» Task requirements: Pictures do not belong in your copy. Repeat all the other data exactly.

* start Data excerpt *

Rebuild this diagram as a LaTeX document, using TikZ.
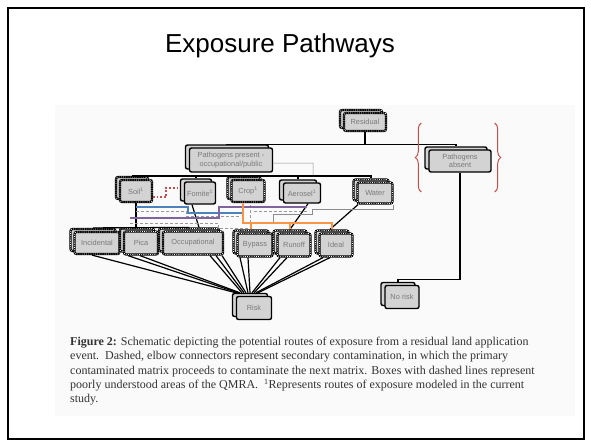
\documentclass[tikz,border=0pt]{standalone}
\usepackage{fontspec}
\setmainfont{Liberation Serif}
\setsansfont{Liberation Sans}
\usetikzlibrary{positioning,decorations.pathreplacing}

\definecolor{boxgrey}{HTML}{D3D3D3}
\definecolor{labelgrey}{HTML}{7A7A7A}
\definecolor{pathblue}{HTML}{4F81BD}
\definecolor{pathpurple}{HTML}{8064A2}
\definecolor{pathorange}{HTML}{F79646}
\definecolor{pathred}{HTML}{C0504D}

\begin{document}
\begin{tikzpicture}[x=1pt, y=-1pt,
    box/.style={draw=black, line width=1.4pt, fill=boxgrey, rounded corners=2pt,
        minimum height=22pt, inner sep=1pt, align=center, text=labelgrey,
        font=\sffamily\fontsize{7.4}{8.4}\selectfont},
    dotbox/.style={box, line width=2.2pt,
        postaction={draw=white, line width=0.8pt, dash pattern=on 0.8pt off 1.4pt}},
    link/.style={black, line width=1.2pt},
    faint/.style={black!45, line width=0.5pt},
    greydash/.style={black!40, line width=1pt, dash pattern=on 3pt off 2pt},
    colourlink/.style={line width=1.6pt},
    brace/.style={pathred, line width=1pt, decorate, decoration={brace, amplitude=6pt}}]
    \def\stackbox#1#2#3#4#5{
        \node[#4, minimum width=#3pt] (b#1) at ([xshift=-4pt,yshift=3pt]#2) {};
        \node[#4, minimum width=#3pt] (#1) at (#2) {#5};
    }

    \useasboundingbox (0,0) rectangle (591,444);
    \draw[line width=2.5pt] (8,8) rectangle (584,439);
    \fill[black!2] (55,105) rectangle (575,416);

    \node[font=\sffamily\fontsize{26}{30}\selectfont] (title) at (280,46) {Exposure Pathways};

    % Top of the tree
    \stackbox{Residual}{365,122}{42}{dotbox, minimum height=18pt}{Residual}
    \stackbox{PathPres}{231,160}{83}{box, minimum height=24pt}{Pathogens present -\\occupational/public}
    \stackbox{PathAbs}{460,161}{62}{box}{Pathogens\\absent}

    % Matrices
    \stackbox{Soil}{136,191}{32}{dotbox}{Soil\textsuperscript{1}}
    \stackbox{Fomite}{200,193}{31}{box}{Fomite\textsuperscript{1}}
    \stackbox{Crop}{248,191}{33}{dotbox}{Crop\textsuperscript{1}}
    \stackbox{Aerosel}{302,193}{37}{box, minimum height=20pt}{Aerosel\textsuperscript{1}}
    \stackbox{Water}{375,193}{35}{dotbox, minimum height=21pt}{Water}

    % Routes
    \stackbox{Incidental}{97,243}{45}{dotbox}{Incidental}
    \stackbox{Pica}{141,243}{34}{dotbox, minimum height=23pt}{Pica}
    \stackbox{Occupational}{193,243}{60}{dotbox, minimum height=23pt}{Occupational}
    \stackbox{Bypass}{255,245}{35}{dotbox, minimum height=23pt}{Bypass}
    \stackbox{Runoff}{294,245}{33}{dotbox, minimum height=23pt}{Runoff}
    \stackbox{Ideal}{336,245}{33}{dotbox, minimum height=23pt}{Ideal}

    % Outcomes
    \stackbox{Risk}{254,308}{35}{box, minimum height=23pt}{Risk}
    \stackbox{NoRisk}{402,297}{34}{box, minimum height=23pt}{No risk}

    % Tree connectors
    \draw[link] (Residual.south) -- ++(0,12) coordinate (split) -| (bPathPres.north);
    \draw[link] (split) -| (bPathAbs.north);
    \draw[link] (PathAbs.south) -- ++(0,107) -| (bNoRisk.north);
    \draw[faint] ([yshift=-3pt]PathPres.east) -- ++(40,0) -- (bSoil.north -| {313,0});
    \draw[link] (bSoil.north) -- (bSoil.north -| bWater.north) -- (bWater.north);
    \foreach \n in {Fomite,Crop,Aerosel}
        \draw[link] (b\n.north) -- (b\n.north |- bSoil.north);
    \draw[link] (Soil.south) -- (Soil.south |- bPica.north);
    \draw[link] (bIncidental.north) -- (bOccupational.north);
    \draw[link] ([xshift=-8pt]Fomite.south) -- ([xshift=10pt]bOccupational.north);
    \draw[link] ([xshift=6pt]Aerosel.south) -- (bRunoff.north);
    \draw[link] ([xshift=-17pt]Water.south) -- ([xshift=-2pt]bIdeal.north);

    % Secondary contamination
    \draw[greydash] ([yshift=-8pt]Soil.south) -- ++(50,0) |- ([xshift=-8pt,yshift=-13pt]Crop.south);
    \draw[greydash] ([xshift=-6pt,yshift=-20pt]Soil.south) -- ++(88,0) -- ++(0,5) -| ([xshift=2pt]Crop.south);
    \draw[greydash] ([xshift=6pt,yshift=-8pt]Crop.south) -- ++(55,0);
    \draw[faint] ([xshift=-29pt,yshift=-19pt]Aerosel.south) -- ++(0,-8) -- ++(39,0) -- ++(0,-5) -| ([xshift=18pt]Water.south);
    \draw[colourlink, pathblue] ([yshift=-4pt]Soil.south) -- ++(52,0) |- ([xshift=-6pt,yshift=-10pt]Crop.south);
    \draw[colourlink, pathpurple] ([xshift=-6pt,yshift=-15pt]Soil.south) -- ++(89,0) |- ([xshift=5pt,yshift=-3pt]Aerosel.south);
    \draw[colourlink, pathred, dotted] ([yshift=-6pt]Soil.east) -- ++(13,0) |- ([yshift=2pt]bFomite.west);
    \draw[colourlink, pathorange] ([xshift=-5pt]Crop.south) -- ++(0,20) coordinate (ocorner) -- (ocorner -| bIdeal.north) -- (bIdeal.north);
    \draw[colourlink, pathorange] (ocorner -| bBypass.north) -- (bBypass.north);
    \draw[colourlink, pathorange] (ocorner -| bRunoff.north) -- (bRunoff.north);

    % Routes to risk
    \foreach \n/\s/\e in {Incidental/-5/-14, Pica/-13/-12, Pica/-1/-10,
        Occupational/17/-8, Occupational/23/-6, Occupational/29/-4,
        Bypass/-15/-2, Bypass/-7/0, Runoff/-14/2, Runoff/-7/4,
        Ideal/-13/6, Ideal/-6/8}
        \draw[link] ([xshift=\s pt]\n.south) -- ([xshift=\e pt]bRisk.north);

    % Brackets round pathogens absent
    \draw[brace] ([xshift=-7pt,yshift=-31pt]PathAbs.west) -- ([xshift=-7pt,yshift=38pt]PathAbs.west);
    \draw[brace] ([xshift=3pt,yshift=38pt]PathAbs.east) -- ([xshift=3pt,yshift=-31pt]PathAbs.east);

    \node[anchor=north west, align=left, inner sep=0pt, text=black!80,
        font=\fontsize{12}{14.3}\selectfont] (caption) at (70,337)
        {\textbf{Figure 2:} Schematic depicting the potential routes of exposure from a residual land application\\
        event.\ \ Dashed, elbow connectors represent secondary contamination, in which the primary\\
        contaminated matrix proceeds to contaminate the next matrix. Boxes with dashed lines represent\\
        poorly understood areas of the QMRA.\ \ \textsuperscript{1}Represents routes of exposure modeled in the current\\
        study.};
\end{tikzpicture}
\end{document}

* end Data excerpt *

» The reply:
Rebuild this diagram as a LaTeX document, using TikZ.
\documentclass[tikz,border=0pt]{standalone}
\usepackage{fontspec}
\setmainfont{Liberation Serif}
\setsansfont{Liberation Sans}
\usetikzlibrary{positioning,decorations.pathreplacing}

\definecolor{boxgrey}{HTML}{D3D3D3}
\definecolor{labelgrey}{HTML}{7A7A7A}
\definecolor{pathblue}{HTML}{4F81BD}
\definecolor{pathpurple}{HTML}{8064A2}
\definecolor{pathorange}{HTML}{F79646}
\definecolor{pathred}{HTML}{C0504D}

\begin{document}
\begin{tikzpicture}[x=1pt, y=-1pt,
    box/.style={draw=black, line width=1.4pt, fill=boxgrey, rounded corners=2pt,
        minimum height=22pt, inner sep=1pt, align=center, text=labelgrey,
        font=\sffamily\fontsize{7.4}{8.4}\selectfont},
    dotbox/.style={box, line width=2.2pt,
        postaction={draw=white, line width=0.8pt, dash pattern=on 0.8pt off 1.4pt}},
    link/.style={black, line width=1.2pt},
    faint/.style={black!45, line width=0.5pt},
    greydash/.style={black!40, line width=1pt, dash pattern=on 3pt off 2pt},
    colourlink/.style={line width=1.6pt},
    brace/.style={pathred, line width=1pt, decorate, decoration={brace, amplitude=6pt}}]
    \def\stackbox#1#2#3#4#5{
        \node[#4, minimum width=#3pt] (b#1) at ([xshift=-4pt,yshift=3pt]#2) {};
        \node[#4, minimum width=#3pt] (#1) at (#2) {#5};
    }

    \useasboundingbox (0,0) rectangle (591,444);
    \draw[line width=2.5pt] (8,8) rectangle (584,439);
    \fill[black!2] (55,105) rectangle (575,416);

    \node[font=\sffamily\fontsize{26}{30}\selectfont] (title) at (280,46) {Exposure Pathways};

    % Top of the tree
    \stackbox{Residual}{365,122}{42}{dotbox, minimum height=18pt}{Residual}
    \stackbox{PathPres}{231,160}{83}{box, minimum height=24pt}{Pathogens present -\\occupational/public}
    \stackbox{PathAbs}{460,161}{62}{box}{Pathogens\\absent}

    % Matrices
    \stackbox{Soil}{136,191}{32}{dotbox}{Soil\textsuperscript{1}}
    \stackbox{Fomite}{200,193}{31}{box}{Fomite\textsuperscript{1}}
    \stackbox{Crop}{248,191}{33}{dotbox}{Crop\textsuperscript{1}}
    \stackbox{Aerosel}{302,193}{37}{box, minimum height=20pt}{Aerosel\textsuperscript{1}}
    \stackbox{Water}{375,193}{35}{dotbox, minimum height=21pt}{Water}

    % Routes
    \stackbox{Incidental}{97,243}{45}{dotbox}{Incidental}
    \stackbox{Pica}{141,243}{34}{dotbox, minimum height=23pt}{Pica}
    \stackbox{Occupational}{193,243}{60}{dotbox, minimum height=23pt}{Occupational}
    \stackbox{Bypass}{255,245}{35}{dotbox, minimum height=23pt}{Bypass}
    \stackbox{Runoff}{294,245}{33}{dotbox, minimum height=23pt}{Runoff}
    \stackbox{Ideal}{336,245}{33}{dotbox, minimum height=23pt}{Ideal}

    % Outcomes
    \stackbox{Risk}{254,308}{35}{box, minimum height=23pt}{Risk}
    \stackbox{NoRisk}{402,297}{34}{box, minimum height=23pt}{No risk}

    % Tree connectors
    \draw[link] (Residual.south) -- ++(0,12) coordinate (split) -| (bPathPres.north);
    \draw[link] (split) -| (bPathAbs.north);
    \draw[link] (PathAbs.south) -- ++(0,107) -| (bNoRisk.north);
    \draw[faint] ([yshift=-3pt]PathPres.east) -- ++(40,0) -- (bSoil.north -| {313,0});
    \draw[link] (bSoil.north) -- (bSoil.north -| bWater.north) -- (bWater.north);
    \foreach \n in {Fomite,Crop,Aerosel}
        \draw[link] (b\n.north) -- (b\n.north |- bSoil.north);
    \draw[link] (Soil.south) -- (Soil.south |- bPica.north);
    \draw[link] (bIncidental.north) -- (bOccupational.north);
    \draw[link] ([xshift=-8pt]Fomite.south) -- ([xshift=10pt]bOccupational.north);
    \draw[link] ([xshift=6pt]Aerosel.south) -- (bRunoff.north);
    \draw[link] ([xshift=-17pt]Water.south) -- ([xshift=-2pt]bIdeal.north);

    % Secondary contamination
    \draw[greydash] ([yshift=-8pt]Soil.south) -- ++(50,0) |- ([xshift=-8pt,yshift=-13pt]Crop.south);
    \draw[greydash] ([xshift=-6pt,yshift=-20pt]Soil.south) -- ++(88,0) -- ++(0,5) -| ([xshift=2pt]Crop.south);
    \draw[greydash] ([xshift=6pt,yshift=-8pt]Crop.south) -- ++(55,0);
    \draw[faint] ([xshift=-29pt,yshift=-19pt]Aerosel.south) -- ++(0,-8) -- ++(39,0) -- ++(0,-5) -| ([xshift=18pt]Water.south);
    \draw[colourlink, pathblue] ([yshift=-4pt]Soil.south) -- ++(52,0) |- ([xshift=-6pt,yshift=-10pt]Crop.south);
    \draw[colourlink, pathpurple] ([xshift=-6pt,yshift=-15pt]Soil.south) -- ++(89,0) |- ([xshift=5pt,yshift=-3pt]Aerosel.south);
    \draw[colourlink, pathred, dotted] ([yshift=-6pt]Soil.east) -- ++(13,0) |- ([yshift=2pt]bFomite.west);
    \draw[colourlink, pathorange] ([xshift=-5pt]Crop.south) -- ++(0,20) coordinate (ocorner) -- (ocorner -| bIdeal.north) -- (bIdeal.north);
    \draw[colourlink, pathorange] (ocorner -| bBypass.north) -- (bBypass.north);
    \draw[colourlink, pathorange] (ocorner -| bRunoff.north) -- (bRunoff.north);

    % Routes to risk
    \foreach \n/\s/\e in {Incidental/-5/-14, Pica/-13/-12, Pica/-1/-10,
        Occupational/17/-8, Occupational/23/-6, Occupational/29/-4,
        Bypass/-15/-2, Bypass/-7/0, Runoff/-14/2, Runoff/-7/4,
        Ideal/-13/6, Ideal/-6/8}
        \draw[link] ([xshift=\s pt]\n.south) -- ([xshift=\e pt]bRisk.north);

    % Brackets round pathogens absent
    \draw[brace] ([xshift=-7pt,yshift=-31pt]PathAbs.west) -- ([xshift=-7pt,yshift=38pt]PathAbs.west);
    \draw[brace] ([xshift=3pt,yshift=38pt]PathAbs.east) -- ([xshift=3pt,yshift=-31pt]PathAbs.east);

    \node[anchor=north west, align=left, inner sep=0pt, text=black!80,
        font=\fontsize{12}{14.3}\selectfont] (caption) at (70,337)
        {\textbf{Figure 2:} Schematic depicting the potential routes of exposure from a residual land application\\
        event.\ \ Dashed, elbow connectors represent secondary contamination, in which the primary\\
        contaminated matrix proceeds to contaminate the next matrix. Boxes with dashed lines represent\\
        poorly understood areas of the QMRA.\ \ \textsuperscript{1}Represents routes of exposure modeled in the current\\
        study.};
\end{tikzpicture}
\end{document}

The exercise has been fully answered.